Visitors will enter the installation through a passageway containing audio which will prepare them for the work before they enter a space containing a number of baths filled with liquid.
Then there are prints inspired by the human body, sounds and video footage of the opening night performance that will appear like an apparition in space.
There’s also two walls built of 1200 hardback books painted white and plastered like brick.
“It’s a very immersive work, textural and sensual and very keen on the senses.”BOAA artist Ryan Kennedy
“You get a definite sense that actions have occurred within the space to have altered it, and a sense that something ritualistic has happened,” he said.
It will take Mr Kennedy four weeks working full-time to ready Sapiens for BOAA’s opening on September 21.
His opening performance on September 22 is sold out, with only 70 people able to fit in the space, however CCTV cameras will offer a live public projection of the performance on to a screen at St Andrews Church.

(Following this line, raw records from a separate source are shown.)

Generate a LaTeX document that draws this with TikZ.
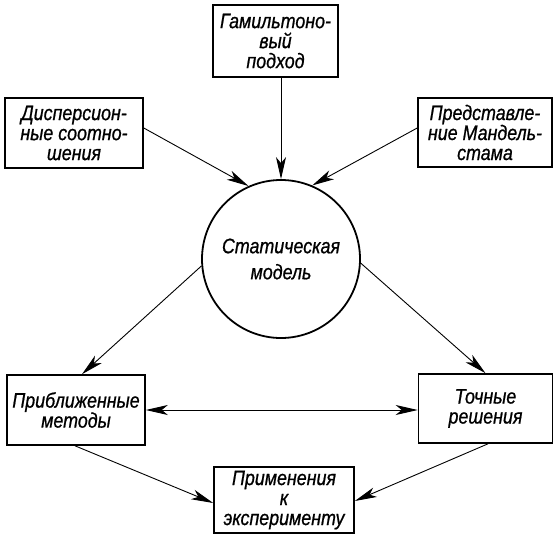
\documentclass[tikz,border=0pt]{standalone}
\usepackage{fontspec}
\setmainfont[FakeStretch=0.85,FakeBold=0.8]{Liberation Sans}
\usetikzlibrary{arrows.meta,calc}
\begin{document}
\begin{tikzpicture}[x=1pt,y=-1pt,
  every node/.style={font=\fontsize{21}{20}\selectfont\itshape, inner sep=0pt, align=center},
  blk/.style={draw, line width=1.6pt, rectangle, minimum width=#1},
  rnd/.style={draw, line width=1.8pt, circle, minimum size=158pt},
  arr/.style={line width=0.9pt, -{Stealth[length=22pt,width=10pt,inset=6pt]}},
  darr/.style={line width=0.9pt, {Stealth[length=22pt,width=10pt,inset=6pt]}-{Stealth[length=22pt,width=10pt,inset=6pt]}}]
\useasboundingbox (0,0) rectangle (553,535);
\node[blk=125pt, minimum height=72pt] (ham) at (275.5,41) {Гамильтоно-\\вый\\подход};
\node[blk=138pt, minimum height=70pt] (dis) at (74,133) {Дисперсион-\\ные соотно-\\шения};
\node[blk=134pt, minimum height=69pt] (rep) at (485,132.5) {Представле-\\ние Мандель-\\стама};
\node[rnd] (c) at (281,259) {Статическая\\[6pt]модель};
\node[blk=138pt, minimum height=70pt] (appr) at (76,410) {Приближенные\\методы};
\node[blk=134pt, minimum height=69pt] (exact) at (485.5,408.5) {Точные\\решения};
\node[blk=140pt, minimum height=66pt] (app) at (284,500) {Применения\\к\\эксперименту};
\draw[arr] (c.north |- ham.south) -- (c.north);
\draw[arr] ($(dis.east)+(0,-5)$) -- (c.114);
\draw[arr] ($(rep.west)+(0,-4.5)$) -- (c.67);
\draw[arr] (c.185) -- ($(appr.north)+(6,0)$);
\draw[arr] (c.-3) -- (exact.north);
\draw[darr] (appr.east) -- (appr.east -| exact.west);
\draw[arr] ($(appr.south)+(-1,0)$) -- ($(app.west)+(0,3)$);
\draw[arr] ($(exact.south)+(2.5,0)$) -- ($(app.east)+(0,1)$);
\end{tikzpicture}
\end{document}
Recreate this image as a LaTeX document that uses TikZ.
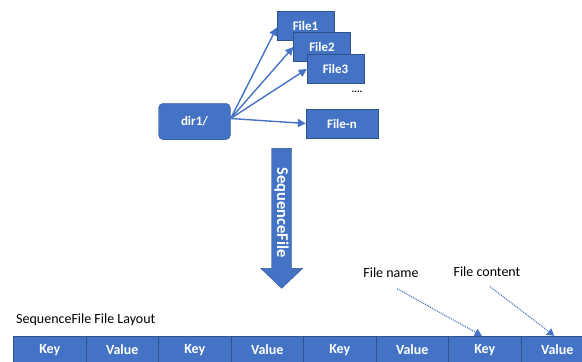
\documentclass[tikz,border=0pt]{standalone}
\usepackage{fontspec}
\setmainfont{Carlito}
\usetikzlibrary{arrows.meta,positioning,calc}
\definecolor{boxblue}{HTML}{4472C4}
\definecolor{edgeblue}{HTML}{2F528F}

\begin{document}
\begin{tikzpicture}[x=1pt,y=-1pt,
    filebox/.style={draw=edgeblue, fill=boxblue, text=white, font=\bfseries\fontsize{13}{15}\selectfont,
        minimum width=57pt, minimum height=29pt, inner sep=0pt},
    cell/.style={draw=edgeblue, fill=boxblue, text=white, font=\bfseries\fontsize{14}{16}\selectfont,
        minimum width=72.5pt, minimum height=28pt, inner sep=0pt},
    link/.style={boxblue, line width=1.4pt, -{Triangle[length=8pt,width=8pt]}},
    hint/.style={boxblue, line width=1.1pt, dash pattern=on 1pt off 1pt, -{Triangle[length=7pt,width=8pt]}},
    lbl/.style={font=\fontsize{14}{16}\selectfont, inner sep=0pt}]
\clip (0,0) rectangle (582,362);

% directory and its files
\node[filebox, rounded corners=5pt, minimum width=72pt, minimum height=36.5pt] (dir1) at (194.5,121.5) {dir1/};
\node[filebox] (file1) at (305.5,25.5) {File1};
\node[filebox] (file2) at (322,47) {File2};
\node[filebox] (file3) at (335.5,69) {File3};
\node[font=\bfseries\fontsize{10}{12}\selectfont, inner sep=0pt] (dots) at (357,92) {....};
\node[filebox, minimum width=72pt] (filen) at (342,123.5) {File-n};

\coordinate (out) at ([yshift=3pt]dir1.east);
\draw[link] (out) -- ([yshift=-2pt]file1.west);
\draw[link] (out) -- (file2.west);
\draw[link] (out) -- (file3.west);
\draw[link] (out) -- (filen.west);

% big down arrow
\fill[boxblue, draw=edgeblue, line width=0.4pt] (271.7,148.3) -- (291.7,148.3) -- (291.7,268.3) -- (302.7,268.3)
    -- (281.7,288.3) -- (260.7,268.3) -- (271.7,268.3) -- cycle;
\node[rotate=-90, text=white, font=\bfseries\fontsize{16.5}{18}\selectfont, inner sep=0pt] (seq) at (281.5,212.8) {SequenceFile};

% file layout
\node[lbl, anchor=west] (layout) at (16,320) {SequenceFile File Layout};
\foreach \i/\t in {1/Key,2/Value,3/Key,4/Value,5/Key,6/Value,7/Key,8/Value}
    \node[cell] (c\i) at ({13.5+72.5*(\i-0.5)},350) {\t};

\node[lbl] (fname) at (391,272.5) {File name};
\node[lbl] (fcontent) at (487,271.5) {File content};
\draw[hint] ([shift={(6,11)}]fname.south) -- ([xshift=-3pt]c7.north);
\draw[hint] ([shift={(3,10)}]fcontent.south) -- ([xshift=-3pt]c8.north);
\end{tikzpicture}
\end{document}
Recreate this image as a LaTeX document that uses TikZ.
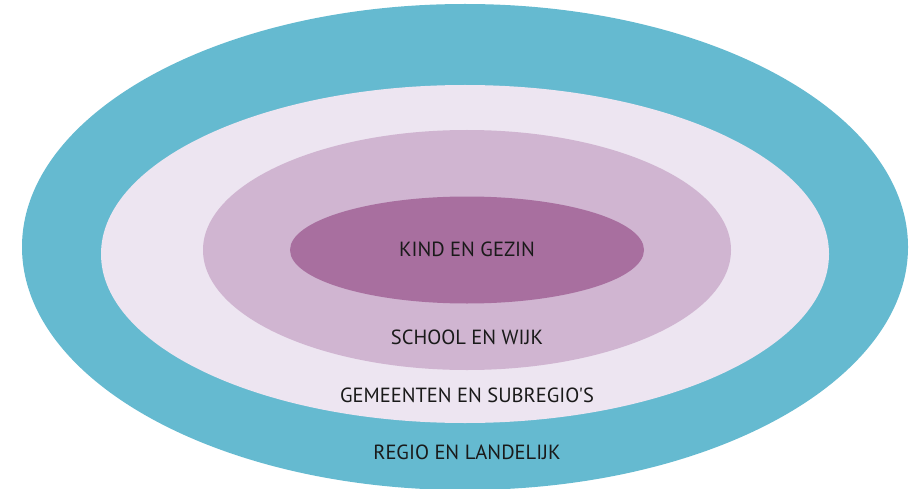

That footage will then be inserted in to the space for the remaining six weeks and it will be open to the public the following day.
Mr Kennedy is one of 25 of the biggest names in the biennale, including veteran performance artist Stelarc, West Australian brothers Perth brothers Abdul-Rahman Abdullah and Abdul Abdullah and inter-disciplinary artist Charlotte Hayward, who will exhibit at the George Farmer Building during BOAA.
The George Farmer Building, on the corner of Eureka and Joseph Streets, is a former bacon curing factory built in the late 1800s that has been sitting abandoned for more than 50 years but has been transformed in to a purpose-built art space for BOAA.
BOAA runs from September 21 to November 6.